Voyager à vélo pousse au dépassement de soi. Dans l’effort physique et l’extrême vigilance exigés, certes, mais aussi dans l’idée d’aller au-delà de soi. Constamment, les opportunités de contact nous invitent à maintenir cette ouverture d’esprit face à l’autre, que nous n’avons de cesse de rencontrer. Dans cet état allégé d’allégresse que procure l’effort de se déplacer grâce au travail de nos muscles, se manifestent curiosité, enthousiasme et désir de communiquer. Ne reste plus alors qu’à foncer, dans la spontanéité, dans cet élan de vie, vers ailleurs que soi.

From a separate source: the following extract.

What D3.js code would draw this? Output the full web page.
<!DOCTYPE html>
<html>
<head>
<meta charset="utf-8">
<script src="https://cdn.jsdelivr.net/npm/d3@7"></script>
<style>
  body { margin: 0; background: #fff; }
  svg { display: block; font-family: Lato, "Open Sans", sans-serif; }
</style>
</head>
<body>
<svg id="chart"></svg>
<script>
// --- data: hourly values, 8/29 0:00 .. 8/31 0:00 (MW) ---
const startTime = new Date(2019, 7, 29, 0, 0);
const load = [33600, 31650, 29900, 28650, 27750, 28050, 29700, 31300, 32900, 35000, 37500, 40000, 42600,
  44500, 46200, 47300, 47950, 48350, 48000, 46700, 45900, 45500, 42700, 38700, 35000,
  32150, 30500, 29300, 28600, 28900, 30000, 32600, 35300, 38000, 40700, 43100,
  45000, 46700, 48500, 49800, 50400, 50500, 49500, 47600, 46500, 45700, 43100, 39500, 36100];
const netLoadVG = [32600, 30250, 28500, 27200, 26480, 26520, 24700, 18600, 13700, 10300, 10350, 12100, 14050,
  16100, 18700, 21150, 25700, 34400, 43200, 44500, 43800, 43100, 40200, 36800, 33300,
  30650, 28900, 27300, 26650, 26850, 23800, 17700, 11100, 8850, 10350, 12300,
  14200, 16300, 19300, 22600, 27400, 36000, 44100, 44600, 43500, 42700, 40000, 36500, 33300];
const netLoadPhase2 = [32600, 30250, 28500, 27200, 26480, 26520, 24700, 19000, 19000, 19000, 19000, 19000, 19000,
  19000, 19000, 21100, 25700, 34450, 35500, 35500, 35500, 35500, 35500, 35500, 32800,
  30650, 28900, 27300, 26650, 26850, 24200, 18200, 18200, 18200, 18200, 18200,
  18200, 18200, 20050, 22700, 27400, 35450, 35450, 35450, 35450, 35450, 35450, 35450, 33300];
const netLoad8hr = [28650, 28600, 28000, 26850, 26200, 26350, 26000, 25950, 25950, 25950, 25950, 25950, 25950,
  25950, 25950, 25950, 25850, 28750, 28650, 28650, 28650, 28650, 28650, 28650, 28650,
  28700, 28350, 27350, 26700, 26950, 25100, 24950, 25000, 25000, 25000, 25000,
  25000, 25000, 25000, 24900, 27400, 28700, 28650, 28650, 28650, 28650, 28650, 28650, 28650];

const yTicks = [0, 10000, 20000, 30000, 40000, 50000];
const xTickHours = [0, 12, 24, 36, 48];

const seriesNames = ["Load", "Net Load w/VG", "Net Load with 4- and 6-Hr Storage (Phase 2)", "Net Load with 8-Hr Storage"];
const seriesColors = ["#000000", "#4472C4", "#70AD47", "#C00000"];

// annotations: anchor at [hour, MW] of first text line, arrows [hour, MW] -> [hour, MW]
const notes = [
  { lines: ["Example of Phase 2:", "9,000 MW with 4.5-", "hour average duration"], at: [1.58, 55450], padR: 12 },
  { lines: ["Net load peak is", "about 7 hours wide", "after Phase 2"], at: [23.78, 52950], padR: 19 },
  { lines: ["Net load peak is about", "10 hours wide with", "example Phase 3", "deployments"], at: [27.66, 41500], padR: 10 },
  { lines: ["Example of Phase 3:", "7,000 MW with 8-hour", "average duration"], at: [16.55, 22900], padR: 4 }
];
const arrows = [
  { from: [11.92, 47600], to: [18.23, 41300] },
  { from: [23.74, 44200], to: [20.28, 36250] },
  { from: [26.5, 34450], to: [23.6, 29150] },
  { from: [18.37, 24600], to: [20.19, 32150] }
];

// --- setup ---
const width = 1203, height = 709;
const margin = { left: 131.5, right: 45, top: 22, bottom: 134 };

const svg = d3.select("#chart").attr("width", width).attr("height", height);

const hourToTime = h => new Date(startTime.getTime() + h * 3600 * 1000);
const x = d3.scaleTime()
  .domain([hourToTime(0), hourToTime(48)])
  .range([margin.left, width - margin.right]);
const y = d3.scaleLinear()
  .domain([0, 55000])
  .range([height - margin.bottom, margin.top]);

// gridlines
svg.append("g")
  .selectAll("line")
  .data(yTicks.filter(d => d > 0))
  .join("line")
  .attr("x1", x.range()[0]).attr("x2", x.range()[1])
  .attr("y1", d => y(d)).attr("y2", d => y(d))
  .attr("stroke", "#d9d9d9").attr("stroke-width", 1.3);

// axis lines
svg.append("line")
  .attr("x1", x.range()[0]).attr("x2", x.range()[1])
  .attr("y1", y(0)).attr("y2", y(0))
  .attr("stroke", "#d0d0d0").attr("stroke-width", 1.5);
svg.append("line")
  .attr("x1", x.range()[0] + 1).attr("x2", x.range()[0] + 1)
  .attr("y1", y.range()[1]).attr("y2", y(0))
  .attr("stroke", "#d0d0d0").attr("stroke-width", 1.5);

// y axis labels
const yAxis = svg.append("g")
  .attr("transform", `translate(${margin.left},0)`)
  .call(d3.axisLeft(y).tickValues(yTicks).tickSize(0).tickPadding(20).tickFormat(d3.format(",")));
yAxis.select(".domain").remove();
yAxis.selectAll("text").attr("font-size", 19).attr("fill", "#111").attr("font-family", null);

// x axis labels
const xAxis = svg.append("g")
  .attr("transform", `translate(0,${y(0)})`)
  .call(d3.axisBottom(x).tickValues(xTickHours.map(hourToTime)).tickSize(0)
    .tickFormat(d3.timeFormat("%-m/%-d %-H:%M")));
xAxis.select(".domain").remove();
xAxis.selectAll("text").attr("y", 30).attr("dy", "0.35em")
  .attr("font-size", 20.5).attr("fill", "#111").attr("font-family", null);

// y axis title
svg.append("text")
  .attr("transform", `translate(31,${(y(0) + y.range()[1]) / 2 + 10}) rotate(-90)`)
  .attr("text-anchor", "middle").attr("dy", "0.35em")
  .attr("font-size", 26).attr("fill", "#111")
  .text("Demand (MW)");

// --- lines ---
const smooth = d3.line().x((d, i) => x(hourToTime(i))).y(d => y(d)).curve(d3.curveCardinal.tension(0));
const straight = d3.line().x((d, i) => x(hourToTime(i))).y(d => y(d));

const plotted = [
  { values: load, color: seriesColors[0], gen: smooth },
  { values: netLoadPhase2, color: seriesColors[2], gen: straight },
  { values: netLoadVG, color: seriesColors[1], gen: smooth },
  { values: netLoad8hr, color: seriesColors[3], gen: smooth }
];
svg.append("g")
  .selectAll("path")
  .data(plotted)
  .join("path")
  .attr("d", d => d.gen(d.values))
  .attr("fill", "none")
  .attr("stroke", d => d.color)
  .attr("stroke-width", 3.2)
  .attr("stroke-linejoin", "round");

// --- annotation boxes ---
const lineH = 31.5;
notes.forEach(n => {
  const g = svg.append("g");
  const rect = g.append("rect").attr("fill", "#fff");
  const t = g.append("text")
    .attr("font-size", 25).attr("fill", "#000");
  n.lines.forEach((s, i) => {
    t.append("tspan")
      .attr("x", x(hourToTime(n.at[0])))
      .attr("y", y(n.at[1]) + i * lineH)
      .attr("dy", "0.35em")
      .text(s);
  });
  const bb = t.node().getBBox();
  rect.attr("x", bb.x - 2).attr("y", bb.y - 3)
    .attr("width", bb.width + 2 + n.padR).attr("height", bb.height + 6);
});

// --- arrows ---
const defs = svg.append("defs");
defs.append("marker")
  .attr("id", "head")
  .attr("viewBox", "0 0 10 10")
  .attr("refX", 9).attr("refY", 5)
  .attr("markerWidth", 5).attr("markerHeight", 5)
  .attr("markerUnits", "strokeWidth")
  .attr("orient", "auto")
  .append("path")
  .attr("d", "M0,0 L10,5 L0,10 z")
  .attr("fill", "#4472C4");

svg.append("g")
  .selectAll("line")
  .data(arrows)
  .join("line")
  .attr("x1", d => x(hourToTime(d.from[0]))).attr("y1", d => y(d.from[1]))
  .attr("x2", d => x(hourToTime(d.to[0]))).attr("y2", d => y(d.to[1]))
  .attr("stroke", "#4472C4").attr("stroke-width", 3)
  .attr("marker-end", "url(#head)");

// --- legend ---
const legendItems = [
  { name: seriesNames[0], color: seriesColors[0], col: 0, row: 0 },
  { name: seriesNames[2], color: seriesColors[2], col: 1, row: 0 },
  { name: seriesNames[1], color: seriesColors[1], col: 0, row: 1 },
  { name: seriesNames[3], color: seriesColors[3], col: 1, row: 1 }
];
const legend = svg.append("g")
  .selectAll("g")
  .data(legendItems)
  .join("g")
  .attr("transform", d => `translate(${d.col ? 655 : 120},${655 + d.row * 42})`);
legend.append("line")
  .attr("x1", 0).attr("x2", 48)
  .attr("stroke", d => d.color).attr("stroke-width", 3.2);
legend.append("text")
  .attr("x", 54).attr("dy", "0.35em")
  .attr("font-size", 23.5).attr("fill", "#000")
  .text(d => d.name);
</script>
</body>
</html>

Au tout début de notre périple à vélo, nous avions le souhait que le chemin nous fasse, nous défasse et nous refasse sans cesse. Voyager à vélo met en place les conditions nécessaires à ce que chaque jour soit l’équivalent d’un présent à déballer. Voyager à vélo nous place dans un état fébrile, à une perception près d’être emballés. Voyager à vélo ménage à chaque instant la possibilité d’être surpris, émerveillés ou bouleversés en autant que nous laissions le chemin se dérouler sous nos roues et en nous.
Voyager à vélo, c’est vivre intensément!